Subject: Re: [xsl] Regular Expressions in XPath 2.0 From: "Rashmi Rubdi" <rashmi.sub@xxxxxxxxx> Date: Sun, 22 Apr 2007 00:44:58 -0400 |
I read all replies and would like to thank everyone for further guidance and replies.
Almost every Regexp package in every language, find it's root in Perl's regexp. Similar but not identical. Pretty well a subset of what's in Perl.
They are similar and certainly not identical An important information, is that they are an extension of XML Schema's Regexp.
I would say that learning them for XPath, is a good start because you can test them easily in XSLT examples.
Thanks, infact one of the first examples in the XSLT 2.0 Reference book is an excellent implementation of tabulating work frequencies. I tried this example, and I'm going to try more examples as well.
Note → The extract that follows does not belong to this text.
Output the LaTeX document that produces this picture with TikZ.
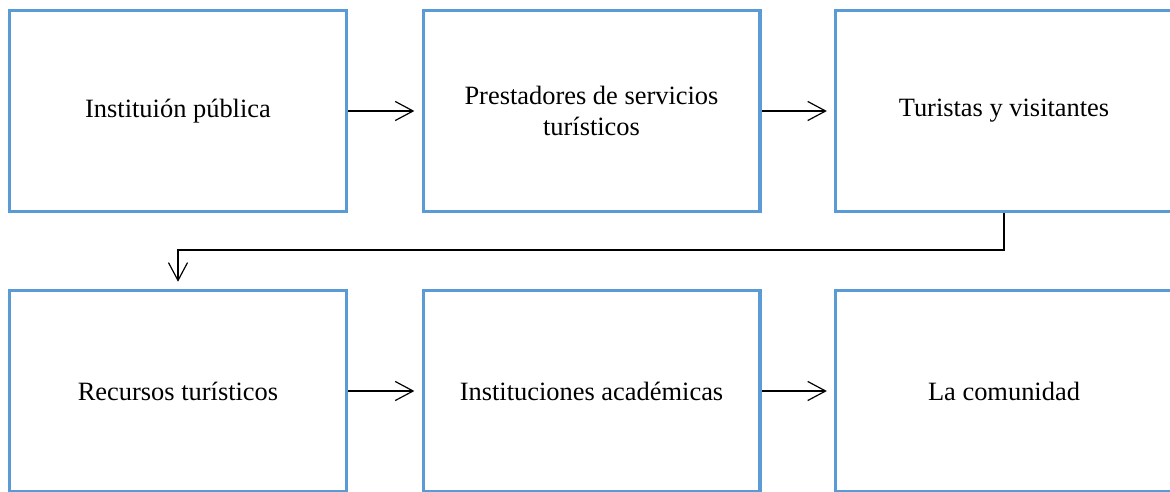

This is a good place to start... http://www.roblocher.com/technotes/regexp.aspx
Thanks for the above link, it's nice to have a tabular reference of patterns as shown with the link, I tried the pattern \W+ , to match one or more non-word characters, it matched the first non-word. Nevertheless, it's a useful reference.
Don't know if this is close or very different from the XPath 2.0 regexs, but this seems like an extensive tutorial: http://www.regular-expressions.info/tutorial.html
Thanks for the link, I also have a book on RegEx, but in school we were taught regular expressions with diagrams -- I think those were Finite Automata diagrams -- unfortunately none of the books or websites (tutorials) on Regular Expressions use those diagrams to represent regular expression patterns.
Regular expression pattern diagrams really helped in understanding or in representing regular expressions.
I'll research on text books/sites etc that explain Regular Expressions in automata diagrams.
There's no standard.
but in recent years many languages have imitated Perl to some extent, despite the fact that Perl regular expressions are very poorly specified (try for example to find the rules on when \n is a back-reference and when it is an octal character escape).
although perl is just a youngster really and picked up much of that from teh usual unix tools such as sed and awk, regular expressions themselves are of course rather older than digital computers, so much older than perl.